After VP feat, Harris likely to get another shot at history-making
WASHINGTON — Kamala Harris smashed through one of America’s highest glass ceilings Wednesday, becoming the first woman, first Black American and first person of Asian heritage to be appointed vice president, blazing a trail in the most diverse White House ever.
As running mate to now-President Joe Biden, she helped bring Donald Trump’s turbulent rule to an end, assailing him for his chaotic bungling of the Covid-19 pandemic, last year’s unrest over racial injustices and his crackdown on immigration.
Harris, 56, enters the post having already forged a unique path, as California’s first Black attorney general and the first woman of South Asian heritage elected to the US Senate.

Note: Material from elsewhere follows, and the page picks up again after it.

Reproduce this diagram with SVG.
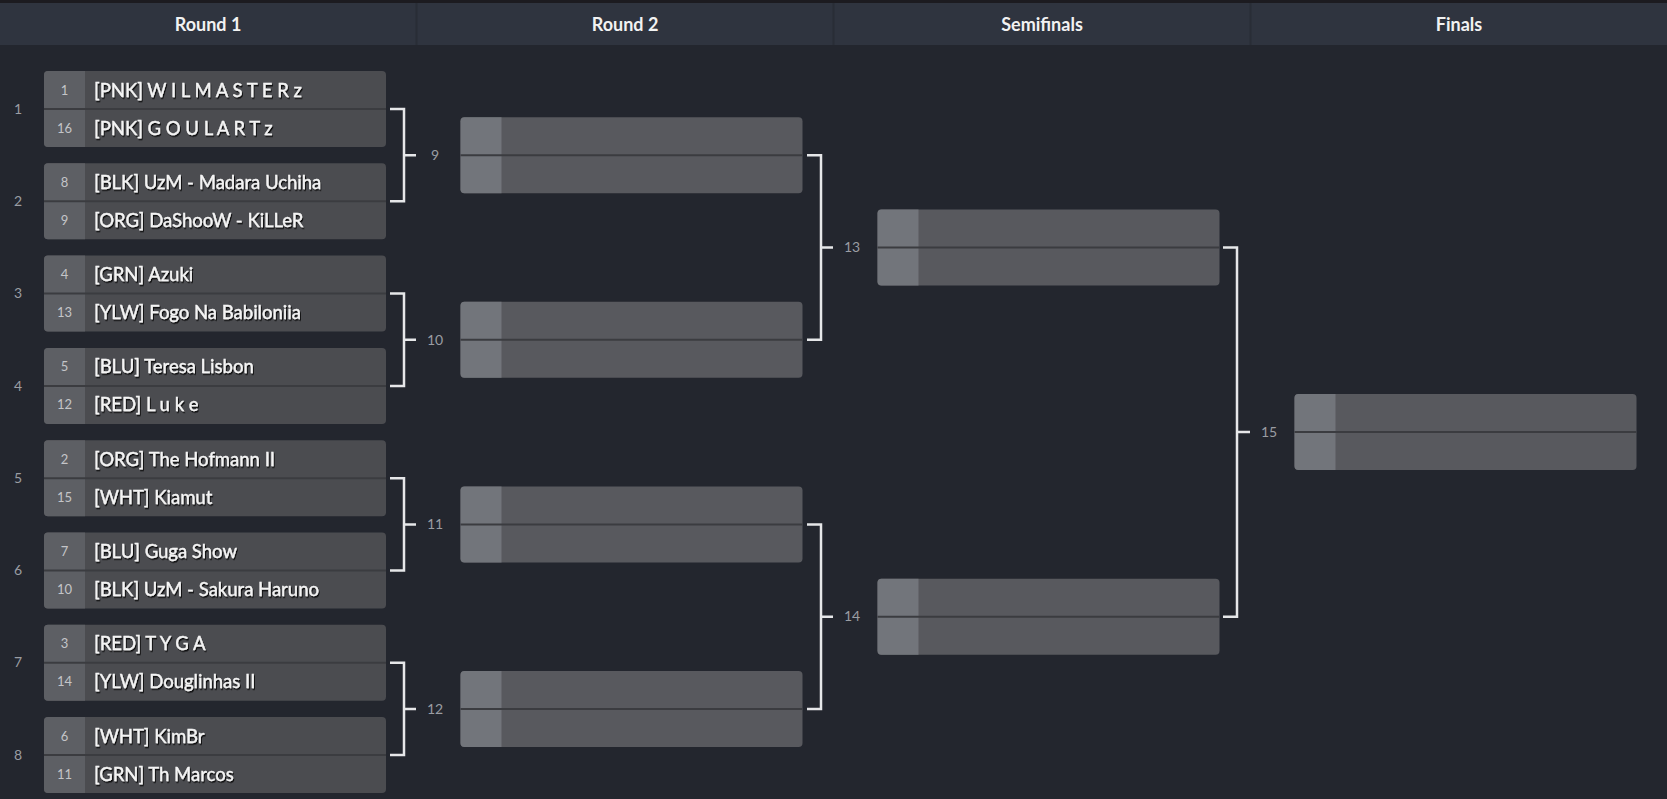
<svg xmlns="http://www.w3.org/2000/svg" width="1667" height="799" viewBox="0 0 1667 799">
<defs>
<style>
.hdr{font-family:Lato,"Liberation Sans",sans-serif;font-weight:bold;font-size:18px;fill:#f2f2f2;text-anchor:middle}
.mnum{font-family:Lato,"Liberation Sans",sans-serif;font-size:14px;fill:#9a9da3;text-anchor:middle}
.seed{font-family:Lato,"Liberation Sans",sans-serif;font-size:13px;fill:#c4c5c8;text-anchor:middle}
.name{font-family:Lato,"Liberation Sans",sans-serif;font-size:18.5px;fill:#f4f4f4;stroke:#f4f4f4;stroke-width:0.35;filter:url(#sh)}
.n1{fill:#4b4c50}.s1{fill:#5d5f64}
.n2{fill:#58595e}.s2{fill:#72757b}
.dv{stroke:#3b3c40;stroke-width:2}
.br{fill:none;stroke:#e6e7e9;stroke-width:2.5}
</style>
<filter id="sh" x="-5%" y="-30%" width="110%" height="160%">
<feDropShadow dx="1" dy="1.5" stdDeviation="0.6" flood-color="#000" flood-opacity="0.85"/>
</filter>
<g id="box1">
<rect class="n1" x="0" y="-38" width="342" height="76" rx="4"/>
<path class="s1" d="M4,-38H41V38H4A4,4 0 0 1 0,34V-34A4,4 0 0 1 4,-38Z"/>
<line class="dv" x1="0" y1="0" x2="342" y2="0"/>
</g>
<g id="box2">
<rect class="n2" x="0" y="-38" width="342" height="76" rx="4"/>
<path class="s2" d="M4,-38H41V38H4A4,4 0 0 1 0,34V-34A4,4 0 0 1 4,-38Z"/>
<line class="dv" x1="0" y1="0" x2="342" y2="0"/>
</g>
</defs>
<rect x="0" y="0" width="1667" height="799" fill="#23262e"/>
<rect x="0" y="0" width="1667" height="3" fill="#1c1b20"/>
<rect x="0" y="3" width="1667" height="42" fill="#2f343f"/>
<g stroke="#292d36" stroke-width="2">
<line x1="416.5" y1="3" x2="416.5" y2="45"/>
<line x1="833.5" y1="3" x2="833.5" y2="45"/>
<line x1="1250.5" y1="3" x2="1250.5" y2="45"/>
</g>
<g id="headers">
<text class="hdr" x="208" y="31">Round 1</text>
<text class="hdr" x="625" y="31">Round 2</text>
<text class="hdr" x="1042" y="31">Semifinals</text>
<text class="hdr" x="1459" y="31">Finals</text>
</g>
<g id="match-numbers">
<text class="mnum" x="18" y="114">1</text>
<text class="mnum" x="18" y="206">2</text>
<text class="mnum" x="18" y="298">3</text>
<text class="mnum" x="18" y="391">4</text>
<text class="mnum" x="18" y="483">5</text>
<text class="mnum" x="18" y="575">6</text>
<text class="mnum" x="18" y="667">7</text>
<text class="mnum" x="18" y="760">8</text>
<text class="mnum" x="435" y="160">9</text>
<text class="mnum" x="435" y="345">10</text>
<text class="mnum" x="435" y="529">11</text>
<text class="mnum" x="435" y="714">12</text>
<text class="mnum" x="852" y="252">13</text>
<text class="mnum" x="852" y="621">14</text>
<text class="mnum" x="1269" y="437">15</text>
</g>
<g id="connectors">
<path class="br" d="M390,109H404V201.3H390M404,155.2H416"/>
<path class="br" d="M390,293.6H404V385.9H390M404,339.8H416"/>
<path class="br" d="M390,478.2H404V570.5H390M404,524.4H416"/>
<path class="br" d="M390,662.8H404V755.1H390M404,709H416"/>
<path class="br" d="M807,155.2H821V339.8H807M821,247.5H833"/>
<path class="br" d="M807,524.4H821V709H807M821,616.7H833"/>
<path class="br" d="M1223,247.5H1237V616.7H1223M1237,432H1250"/>
</g>
<g id="m1" transform="translate(44,109)"><use href="#box1"/>
<text class="seed" x="20.5" y="-14.5">1</text><text class="name" x="50" y="-12.5">[PNK] W I L M A S T E R z</text>
<text class="seed" x="20.5" y="23.5">16</text><text class="name" x="50" y="25.5">[PNK] G O U L A R T z</text></g>
<g id="m2" transform="translate(44,201.3)"><use href="#box1"/>
<text class="seed" x="20.5" y="-14.5">8</text><text class="name" x="50" y="-12.5">[BLK] UzM - Madara Uchiha</text>
<text class="seed" x="20.5" y="23.5">9</text><text class="name" x="50" y="25.5">[ORG] DaShooW - KiLLeR</text></g>
<g id="m3" transform="translate(44,293.6)"><use href="#box1"/>
<text class="seed" x="20.5" y="-14.5">4</text><text class="name" x="50" y="-12.5">[GRN] Azuki</text>
<text class="seed" x="20.5" y="23.5">13</text><text class="name" x="50" y="25.5">[YLW] Fogo Na Babiloniia</text></g>
<g id="m4" transform="translate(44,385.9)"><use href="#box1"/>
<text class="seed" x="20.5" y="-14.5">5</text><text class="name" x="50" y="-12.5">[BLU] Teresa Lisbon</text>
<text class="seed" x="20.5" y="23.5">12</text><text class="name" x="50" y="25.5">[RED] L u k e</text></g>
<g id="m5" transform="translate(44,478.2)"><use href="#box1"/>
<text class="seed" x="20.5" y="-14.5">2</text><text class="name" x="50" y="-12.5">[ORG] The Hofmann II</text>
<text class="seed" x="20.5" y="23.5">15</text><text class="name" x="50" y="25.5">[WHT] Kiamut</text></g>
<g id="m6" transform="translate(44,570.5)"><use href="#box1"/>
<text class="seed" x="20.5" y="-14.5">7</text><text class="name" x="50" y="-12.5">[BLU] Guga Show</text>
<text class="seed" x="20.5" y="23.5">10</text><text class="name" x="50" y="25.5">[BLK] UzM - Sakura Haruno</text></g>
<g id="m7" transform="translate(44,662.8)"><use href="#box1"/>
<text class="seed" x="20.5" y="-14.5">3</text><text class="name" x="50" y="-12.5">[RED] T Y G A</text>
<text class="seed" x="20.5" y="23.5">14</text><text class="name" x="50" y="25.5">[YLW] Douglinhas II</text></g>
<g id="m8" transform="translate(44,755.1)"><use href="#box1"/>
<text class="seed" x="20.5" y="-14.5">6</text><text class="name" x="50" y="-12.5">[WHT] KimBr</text>
<text class="seed" x="20.5" y="23.5">11</text><text class="name" x="50" y="25.5">[GRN] Th Marcos</text></g>
<g id="m9" transform="translate(460.5,155.2)"><use href="#box2"/></g>
<g id="m10" transform="translate(460.5,339.8)"><use href="#box2"/></g>
<g id="m11" transform="translate(460.5,524.4)"><use href="#box2"/></g>
<g id="m12" transform="translate(460.5,709)"><use href="#box2"/></g>
<g id="m13" transform="translate(877.5,247.5)"><use href="#box2"/></g>
<g id="m14" transform="translate(877.5,616.7)"><use href="#box2"/></g>
<g id="m15" transform="translate(1294.5,432)"><use href="#box2"/></g>
</svg>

“A new chapter begins today,” Harris tweeted Wednesday. “Let’s get to work.”
As vice president, Harris will be a heartbeat away from leading the United States. With Biden, 78, expected to serve only a single term, she would be favored to win the Democratic nomination in 2024, giving her a shot at more history-making—as America’s first female president.
“While I may be the first woman in this office, I won’t be the last,” Harris said in a Nov. 7, 2020 speech, her first after US networks projected Biden and Harris as the winners over Trump and former Vice President Mike Pence.
The decider
Trump bitterly contested the results, peddling the lie that the Democrats only won due to massive election fraud. During the campaign he routinely attacked Harris, branding her a “monster” after her October debate with Pence. When asked about it, Harris curtly dismissed the president: “I don’t comment on his childish remarks.”
While the vice president’s job is often seen as ceremonial, Harris will also be thrust into the powerful role of ultimate decider in the US Senate.
Thanks to two shock Democratic runoff victories this month in Georgia, the Senate will be evenly split, 50 Democrats and 50 Republicans.
That means Harris may spend considerable time on Capitol Hill acting as the tie-breaking vote on legislation on anything from judicial nominees to Biden’s $1.9-trillion stimulus plan.
Harris was born to immigrants to the United States—her father from Jamaica, her mother from India—and their lives and her own have in some ways embodied the American dream.
She was born on Oct. 20, 1964 in Oakland, California, then a hub for civil rights and antiwar activism.
Her diploma from historically Black Howard University in Washington was the start of a steady rise that took her from prosecutor, to two elected terms as San Francisco’s district attorney and then California’s attorney general in 2010.
However, Harris’ self-description as a “progressive prosecutor” has been seized upon by critics who say she fought to uphold wrongful convictions and opposed certain reforms in California, like a bill requiring that the attorney general probe shootings involving police.
Yet Harris’ work was key to molding a platform and profile from which she launched a successful US Senate campaign in 2016, becoming just the second Black female senator ever.
Her stint as an attorney general also helped her forge a connection with Biden’s son Beau, who held the same position in Delaware, and died of cancer in 2015.
‘I’m speaking’
Harris oozes charisma but can quickly pivot from her broad smile to a prosecutorial persona of relentless interrogation and cutting retorts.
Clips went viral of her sharp questioning in 2017 of then attorney general Jeff Sessions during a hearing on Russia, and Supreme Court nominee Brett Kavanaugh the following year.
Harris also clashed with Biden during the first Democratic debate, chiding the former senator over his opposition to 1970s busing programs that forced integration of segregated schools.
“There was a little girl in California who was part of the second class to integrate her public school, and she was bused to school every day,” she said. “And that little girl was me.”
That showdown did not stop him from picking Harris, who brought that feisty energy to Biden’s carefully stage-managed campaign.
During her only debate against Pence, Harris raised her hand as he tried to interrupt her.
“Mr Vice President, I’m speaking. I’m speaking,” she said with a glare.
Harris has no children of her own. But she claims the role of “momala” to the son and daughter of her husband Doug Emhoff. Emhoff, a lawyer, will become the first-ever US “second gentleman,” and the first Jewish spouse of a US vice president.
As for her mother, Shyamala Gopalan Harris, a scientist born in India who immigrated at 19, “maybe she didn’t quite imagine this moment,” Harris said in her November speech.
“But she believed so deeply in an America where a moment like this is possible.”